The regulator's perspective

Following the introduction of the pension freedoms in 2015, the FCA launched the Retirement Outcomes Review to assess how the market has evolved and to address any areas of concern.

The primary focus of the FCA was on consumers who do not take regulated advice. In June 2018 the FCA published its final report which identified areas of concern. The final report set out the FCA findings and the proposed remedies, which were consulted on in two tranches.
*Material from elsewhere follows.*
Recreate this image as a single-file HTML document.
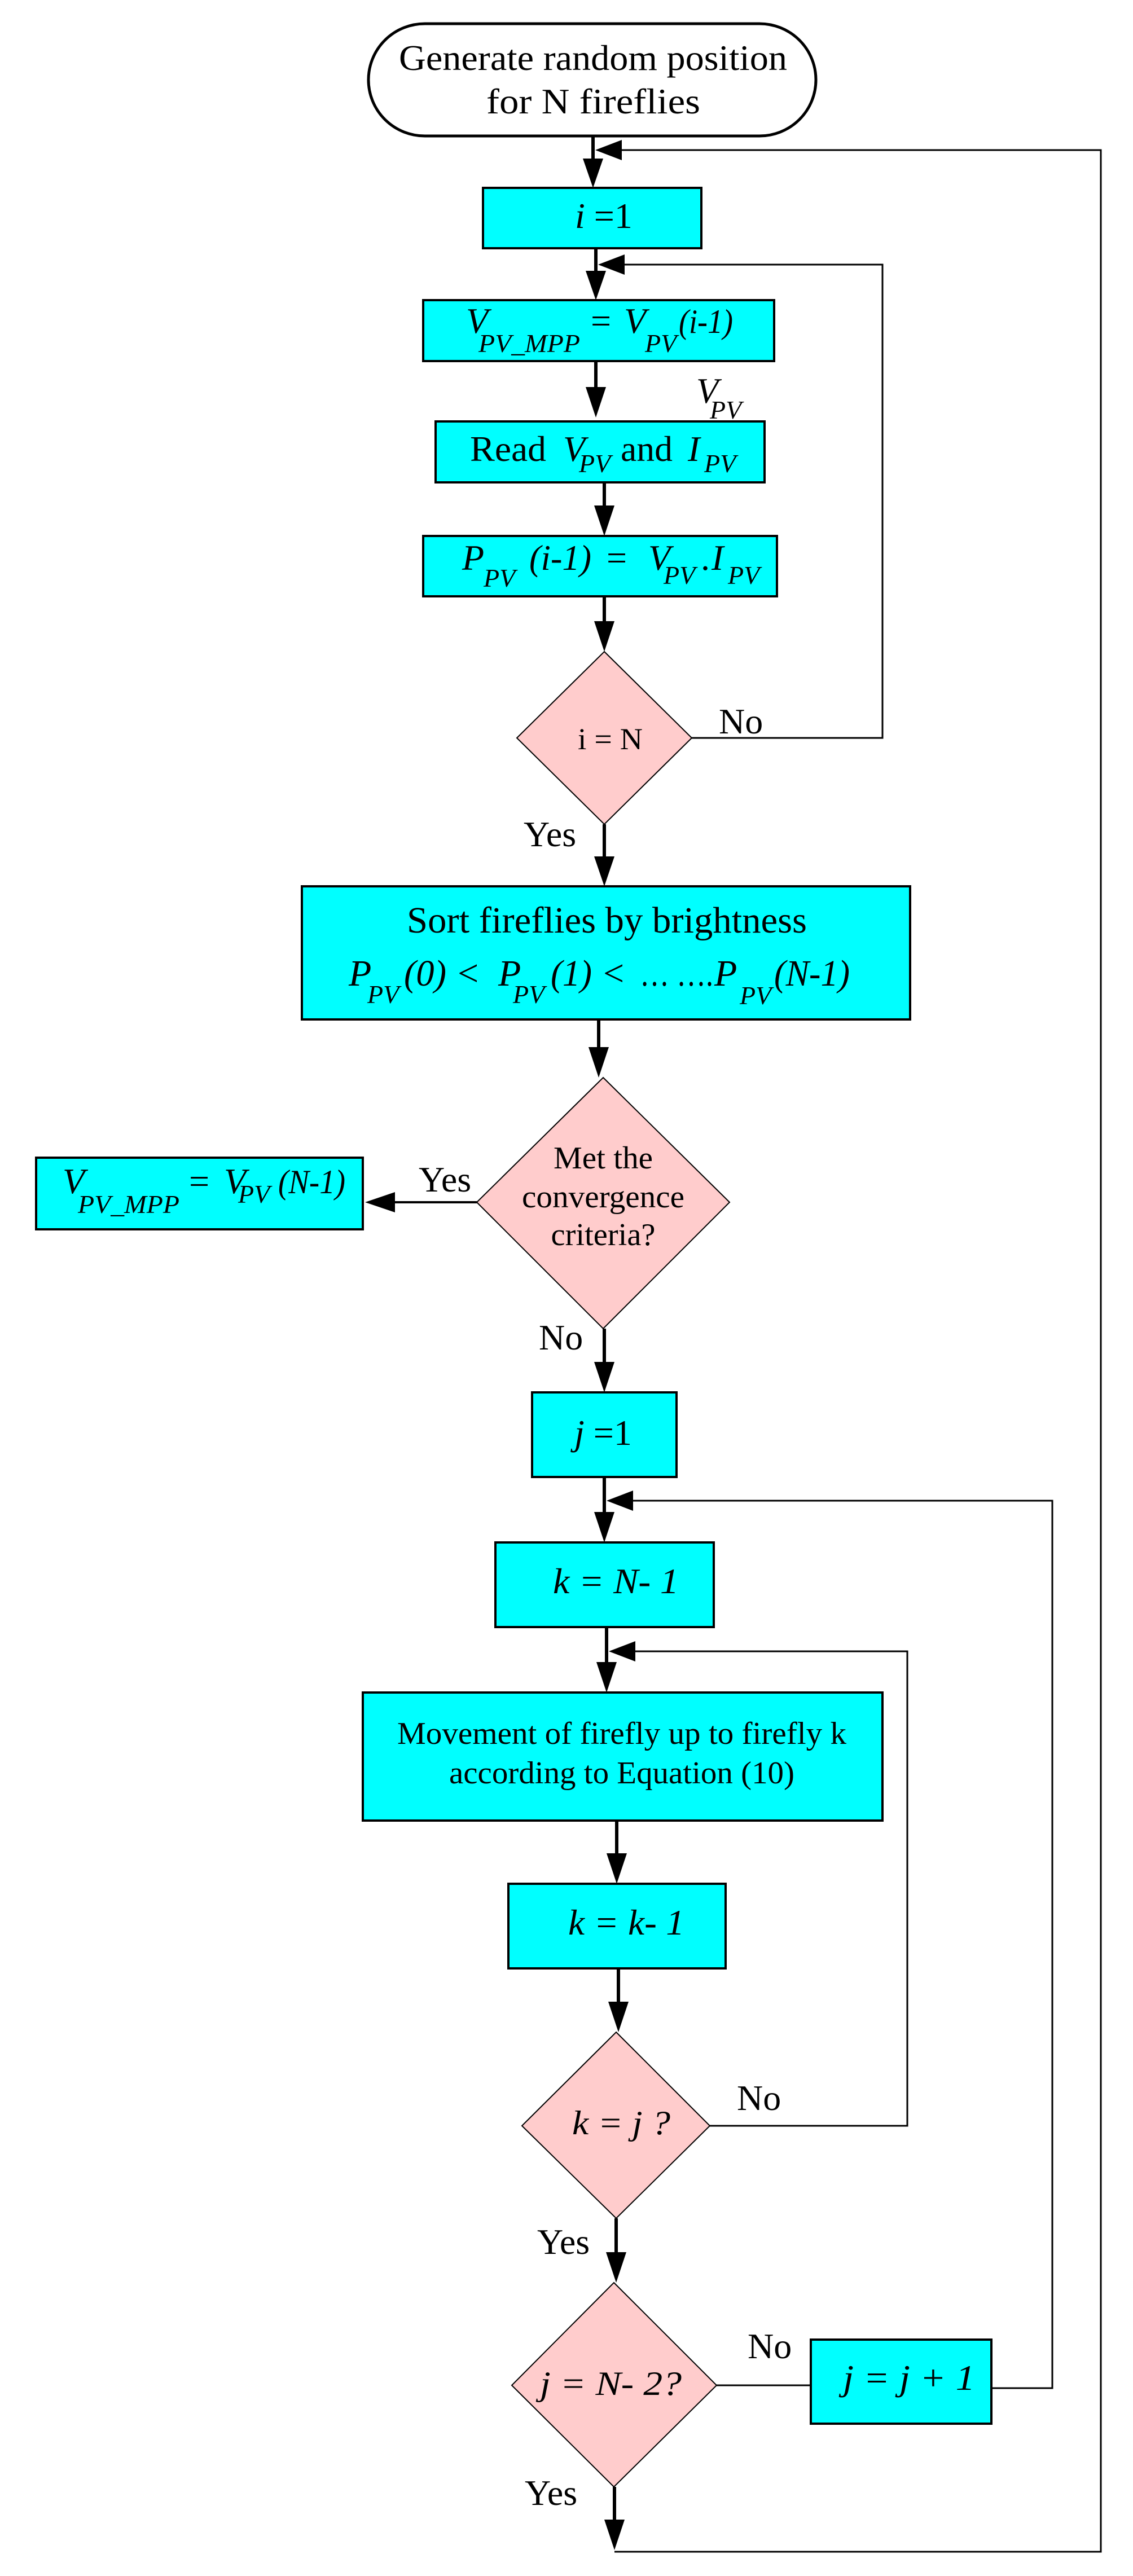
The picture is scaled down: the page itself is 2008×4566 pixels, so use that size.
<!DOCTYPE html>
<html><head><meta charset="utf-8"><style>
html,body{margin:0;padding:0;background:#fff;}
svg{display:block;}
text{font-family:"Liberation Serif","DejaVu Serif",serif;fill:#000;}
.i{font-style:italic;}
</style></head><body>
<svg width="2008" height="4566" viewBox="0 0 2008 4566" xmlns="http://www.w3.org/2000/svg">
<defs>
<style>
.box{fill:#00FFFF;stroke:#000;stroke-width:4;}
.dia{fill:#FFCCCC;stroke:#000;stroke-width:2;}
.ln{stroke:#000;stroke-width:3;fill:none;}
.th{stroke:#000;stroke-width:6;fill:none;}
</style>
</defs>

<!-- Terminal -->
<rect x="653" y="42" width="793" height="199" rx="100" ry="100" fill="#fff" stroke="#000" stroke-width="5"/>
<text x="707" y="124" font-size="64" textLength="688" lengthAdjust="spacingAndGlyphs">Generate random position</text>
<text x="862" y="201" font-size="64" textLength="379" lengthAdjust="spacingAndGlyphs">for  N fireflies</text>

<!-- arrow to i=1 -->
<line class="th" x1="1051" y1="241" x2="1051" y2="285"/>
<polygon points="1033,281 1069,281 1051,333"/>
<!-- outer feedback -->
<polyline class="ln" points="1089,4523 1951,4523 1951,266 1100,266"/>
<polygon points="1055,266 1102,248 1102,284"/>

<rect class="box" x="856" y="333" width="387" height="107"/>
<text x="1019" y="404" font-size="64"><tspan class="i">i</tspan> =1</text>

<line class="th" x1="1056" y1="440" x2="1056" y2="484"/>
<polygon points="1038,480 1074,480 1056,532"/>
<polyline class="ln" points="1226,1308 1564,1308 1564,469 1105,469"/>
<polygon points="1060,469 1107,451 1107,487"/>

<rect class="box" x="750" y="532" width="622" height="108"/>
<text class="i" x="826" y="590" font-size="64">V</text>
<text class="i" x="848" y="624" font-size="46" textLength="180" lengthAdjust="spacingAndGlyphs">PV_MPP</text>
<text x="1047" y="590" font-size="64">=</text>
<text class="i" x="1106" y="590" font-size="64">V</text>
<text class="i" x="1143" y="624" font-size="46">PV</text>
<text class="i" x="1203" y="590" font-size="60" textLength="96" lengthAdjust="spacingAndGlyphs">(i-1)</text>

<line class="th" x1="1056" y1="640" x2="1056" y2="690"/>
<polygon points="1038,686 1074,686 1056,740"/>
<text class="i" x="1234" y="714" font-size="64">V</text>
<text class="i" x="1258" y="742" font-size="46">PV</text>

<rect class="box" x="772" y="747" width="583" height="108"/>
<text x="833" y="817" font-size="64" textLength="135" lengthAdjust="spacingAndGlyphs">Read</text>
<text class="i" x="998" y="817" font-size="64">V</text>
<text class="i" x="1026" y="837" font-size="46">PV</text>
<text x="1100" y="817" font-size="64" textLength="92" lengthAdjust="spacingAndGlyphs">and</text>
<text class="i" x="1219" y="817" font-size="64">I</text>
<text class="i" x="1248" y="837" font-size="46">PV</text>

<line class="th" x1="1071" y1="855" x2="1071" y2="900"/>
<polygon points="1053,896 1089,896 1071,950"/>

<rect class="box" x="750" y="950" width="627" height="107"/>
<text class="i" x="819" y="1010" font-size="64">P</text>
<text class="i" x="857" y="1040" font-size="46">PV</text>
<text class="i" x="938" y="1010" font-size="64" textLength="110" lengthAdjust="spacingAndGlyphs">(i-1)</text>
<text x="1075" y="1010" font-size="64">=</text>
<text class="i" x="1149" y="1010" font-size="64">V</text>
<text class="i" x="1176" y="1035" font-size="46">PV</text>
<text x="1242" y="1010" font-size="64">.</text>
<text class="i" x="1261" y="1010" font-size="64">I</text>
<text class="i" x="1290" y="1035" font-size="46">PV</text>

<line class="th" x1="1071" y1="1057" x2="1071" y2="1105"/>
<polygon points="1053,1101 1089,1101 1071,1155"/>

<polygon class="dia" points="1071,1155 1226,1308 1071,1461 916,1308"/>
<text x="1024" y="1328" font-size="54" textLength="115" lengthAdjust="spacingAndGlyphs">i = N</text>
<text x="1274" y="1300" font-size="64">No</text>
<text x="928" y="1500" font-size="64">Yes</text>

<line class="th" x1="1071" y1="1461" x2="1071" y2="1522"/>
<polygon points="1053,1518 1089,1518 1071,1571"/>

<rect class="box" x="535" y="1571" width="1078" height="236"/>
<text x="721" y="1653" font-size="66" textLength="709" lengthAdjust="spacingAndGlyphs">Sort fireflies by brightness</text>
<text class="i" x="618" y="1747" font-size="66">P</text>
<text class="i" x="651" y="1778" font-size="46">PV</text>
<text class="i" x="716" y="1747" font-size="66" textLength="75" lengthAdjust="spacingAndGlyphs">(0)</text>
<text x="811" y="1747" font-size="66">&lt;</text>
<text class="i" x="883" y="1747" font-size="66">P</text>
<text class="i" x="909" y="1778" font-size="46">PV</text>
<text class="i" x="976" y="1747" font-size="66" textLength="73" lengthAdjust="spacingAndGlyphs">(1)</text>
<text x="1069" y="1747" font-size="66">&lt;</text>
<text x="1134" y="1747" font-size="66" textLength="130" lengthAdjust="spacingAndGlyphs">… ….</text>
<text class="i" x="1266" y="1747" font-size="66">P</text>
<text class="i" x="1311" y="1780" font-size="46">PV</text>
<text class="i" x="1372" y="1747" font-size="66" textLength="134" lengthAdjust="spacingAndGlyphs">(N-1)</text>

<line class="th" x1="1061" y1="1807" x2="1061" y2="1860"/>
<polygon points="1043,1856 1079,1856 1061,1910"/>

<polygon class="dia" points="1069,1910 1293,2131 1069,2355 845,2131"/>
<text x="1069" y="2071" font-size="56" text-anchor="middle" textLength="176" lengthAdjust="spacingAndGlyphs">Met the</text>
<text x="1069" y="2140" font-size="56" text-anchor="middle" textLength="288" lengthAdjust="spacingAndGlyphs">convergence</text>
<text x="1069" y="2207" font-size="56" text-anchor="middle" textLength="185" lengthAdjust="spacingAndGlyphs">criteria?</text>

<line class="th" x1="845" y1="2131" x2="690" y2="2131" style="stroke-width:4"/>
<polygon points="647,2131 700,2113 700,2149"/>
<text x="742" y="2112" font-size="64">Yes</text>

<rect class="box" x="64" y="2052" width="579" height="127"/>
<text class="i" x="111" y="2115" font-size="64">V</text>
<text class="i" x="138" y="2150" font-size="46" textLength="180" lengthAdjust="spacingAndGlyphs">PV_MPP</text>
<text x="335" y="2115" font-size="64">=</text>
<text class="i" x="397" y="2115" font-size="64">V</text>
<text class="i" x="422" y="2132" font-size="46">PV</text>
<text class="i" x="493" y="2115" font-size="60" textLength="119" lengthAdjust="spacingAndGlyphs">(N-1)</text>

<text x="955" y="2392" font-size="64">No</text>
<line class="th" x1="1071" y1="2355" x2="1071" y2="2418"/>
<polygon points="1053,2414 1089,2414 1071,2468"/>

<rect class="box" x="943" y="2468" width="256" height="150"/>
<text x="1018" y="2561" font-size="64"><tspan class="i">j</tspan> =1</text>

<line class="th" x1="1071" y1="2618" x2="1071" y2="2684"/>
<polygon points="1053,2680 1089,2680 1071,2734"/>
<polyline class="ln" points="1757,4233 1865,4233 1865,2660 1120,2660"/>
<polygon points="1075,2660 1122,2642 1122,2678"/>

<rect class="box" x="878" y="2734" width="387" height="150"/>
<text class="i" x="980" y="2824" font-size="64" textLength="223" lengthAdjust="spacingAndGlyphs">k = N- 1</text>

<line class="th" x1="1075" y1="2884" x2="1075" y2="2950"/>
<polygon points="1057,2946 1093,2946 1075,3000"/>
<polyline class="ln" points="1258,3768 1608,3768 1608,2927 1124,2927"/>
<polygon points="1079,2927 1126,2909 1126,2945"/>

<rect class="box" x="643" y="3000" width="921" height="227"/>
<text x="704" y="3091" font-size="56" textLength="796" lengthAdjust="spacingAndGlyphs">Movement of firefly up to firefly k</text>
<text x="796" y="3161" font-size="56" textLength="612" lengthAdjust="spacingAndGlyphs">according to Equation (10)</text>

<line class="th" x1="1093" y1="3227" x2="1093" y2="3289"/>
<polygon points="1075,3285 1111,3285 1093,3339"/>

<rect class="box" x="901" y="3339" width="385" height="150"/>
<text class="i" x="1007" y="3429" font-size="64" textLength="206" lengthAdjust="spacingAndGlyphs">k = k- 1</text>

<line class="th" x1="1096" y1="3489" x2="1096" y2="3552"/>
<polygon points="1078,3548 1114,3548 1096,3602"/>

<polygon class="dia" points="1092,3602 1258,3768 1092,3932 925,3768"/>
<text class="i" x="1014" y="3783" font-size="60" textLength="174" lengthAdjust="spacingAndGlyphs">k = j ?</text>
<text x="1306" y="3740" font-size="64">No</text>
<text x="952" y="3995" font-size="64">Yes</text>

<line class="th" x1="1092" y1="3932" x2="1092" y2="3996"/>
<polygon points="1074,3992 1110,3992 1092,4046"/>

<polygon class="dia" points="1088,4046 1270,4228 1088,4408 907,4228"/>
<text class="i" x="957" y="4245" font-size="60" textLength="251" lengthAdjust="spacingAndGlyphs">j = N- 2?</text>
<line class="ln" x1="1270" y1="4228" x2="1437" y2="4228"/>
<text x="1325" y="4180" font-size="64">No</text>

<rect class="box" x="1437" y="4147" width="320" height="149"/>
<text class="i" x="1494" y="4236" font-size="64" textLength="234" lengthAdjust="spacingAndGlyphs">j = j + 1</text>

<text x="930" y="4440" font-size="64">Yes</text>
<line class="th" x1="1089" y1="4408" x2="1089" y2="4470"/>
<polygon points="1071,4466 1107,4466 1089,4520"/>
</svg>
</body></html>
The result of the subsequent two consultations was Policy Statement 19/1 which implemented the first package of remedies, this included:

  • Revised rules in respect of the information which is sent to consumers before they decide how to access their pension savings, including ‘wake-up’ packs, ‘wake-up’ pack reminders, and additional retirement risk warnings.
  • Enhancements to the information provided to consumers about annuities and eligibility for enhanced annuities.
  • Changes to make the cost of drawdown products clearer and more comparable.

Changes to making the cost of drawdown products clearer come into force in April 2020.

Policy Statement 19/5 sets out the second package of remedies from the Retirement Outcome Review which include:

  • Introducing ‘investment pathways’ for consumers entering drawdown without taking advice.
  • Ensuring that consumers entering drawdown only invest mainly in cash if they take an active decision to do so.
  • Requiring firms to send annual information on all the costs and charges paid over the previous year to consumers who have accessed their pension.

The final rules and guidance set out in PS19/5 take effect on the 1st August 2020.


Assessing suitability

In 2012, the FCA reviewed the emergence of Centralised Investment Propositions (CIP). Its findings are just as likely to apply to Centralised Retirement Propositions. In summary, it concluded that while there were undoubted benefits to a well-constructed CIP, there were areas of concern firms should bear in mind when constructing a CIP:

  • The needs and objectives of clients should be at the heart of any CIP.
  • There is a risk that clients are shoe-horned into a CIP – it’s not right for everyone.
  • Firms should ensure there are robust checks and controls to mitigate against poor outcomes.